Tuvalu's Funafuti gains 8% more usable land after pits filled
Tuvalu's main island, Funafuti, has gained an extra eight percent of land after the completion of a project to fill in so-called "borrow pits" from the Second World War.
Tuvalu's main island, Funafuti, has gained an extra eight percent of usable land after the completion of a project to fill in so-called "borrow pits" from the Second World War.
The pits, which had become full of rubbish and stagnant water, were created by the United States military using the coral to build an airfield on the atoll in the 1940s.
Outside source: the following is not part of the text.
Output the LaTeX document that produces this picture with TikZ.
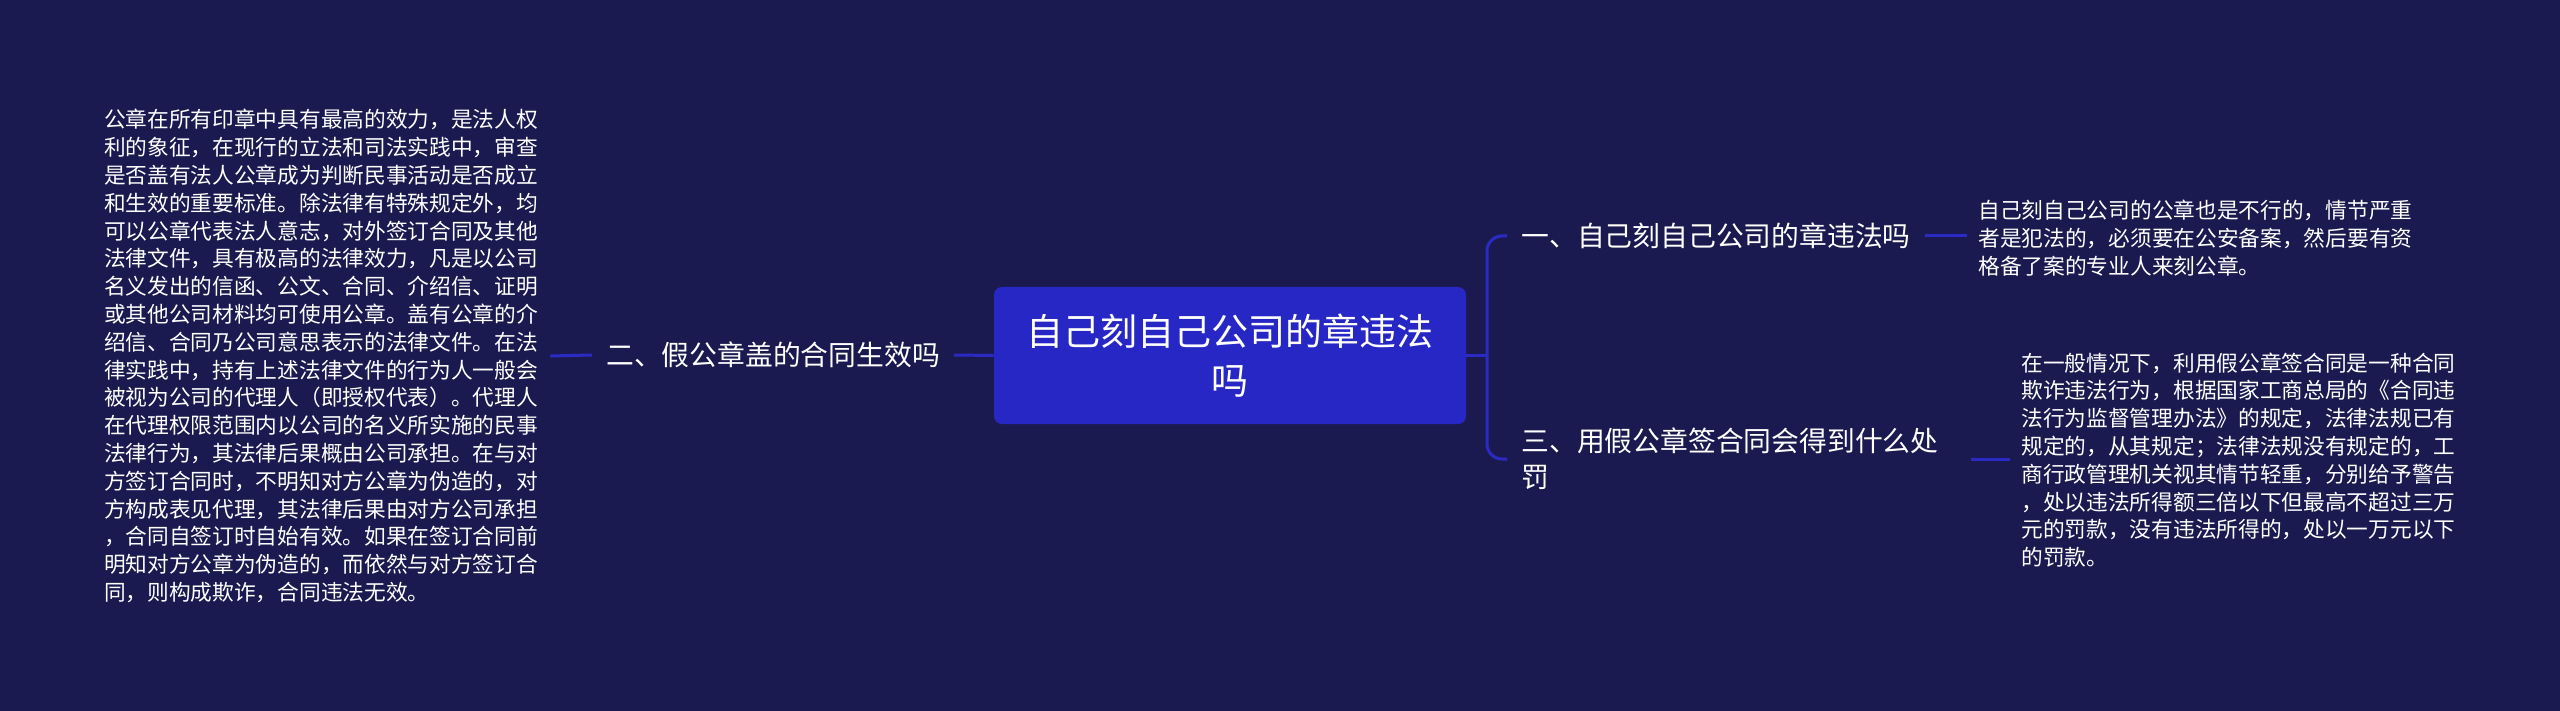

The newly-appointed New Zealand High Commissioner to Tuvalu, Linda Te Puni, who will be based in Wellington, told Don Wiseman about the completion of the New Zealand and European Union-funded project.
LINDA TE PUNI: They were created during World War II. As material was taken from the land, it was excavated to build the international runway, there was just no available material anywhere else basically. These significant pits were dug, leaving these sort of holes everywhere around the main islet of Fongafale, used to build an international runway and ever since then have been left like that and there has been issue with them variously filling up with rubbish and sewage and run-off from pig pens and this kind of thing. There has been a real health and environmental concern around them, apart from fact that it was a significant amount of Fongafale's very small land area. The actual area that has now been remediated from these borrow pits represent eight percent of that land. It is a significant investment and rehabilitation really of land really for Tuvalu.
DON WISEMAN: Filling them in, so they needed the material to build the airstrip, so where did you get the material from?
LTP: What happened was that sand was dredged from the lagoon. There was a barge put on the lagoon and sand was dredged up and pumped across to fill the holes. As I understand it, sand shifts and moves around a lot there so it wasn't that this was causing any erosion in anyway or what have you. Using the material that was already there in a way was not only a cheaper option but from a bio-security perspective was also the most appropriate way of doing it. Not only were they filled to a level to bring them up to where they had been but there was some compensation made to account for whether there would be king tides and even looking further ahead to sea-level rise and that sort of thing to try and give a bit of a margin and allow for quite a significant level above current sea levels.
DW: I guess the problem with sand is that it has a habit of moving.
LTP: As I say, it has been built up to slightly higher levels and I also understand there is a small stockpile also that was dredged, that was taken at the time this was done. That is actually being used to provide some areas and sandpits for various primary schools and fill in some other swampy areas and provide volleyball courts and that sort of thing. I think there is still some margin there for top-ups if required.
DW: Is it going to be cultivatable?
LTP: Yes it will be plantable with things that you would normally expect to grow in that kind of environment, whether it be coconut trees or other vegetation or that sort of thing. I don't know about other food crops however.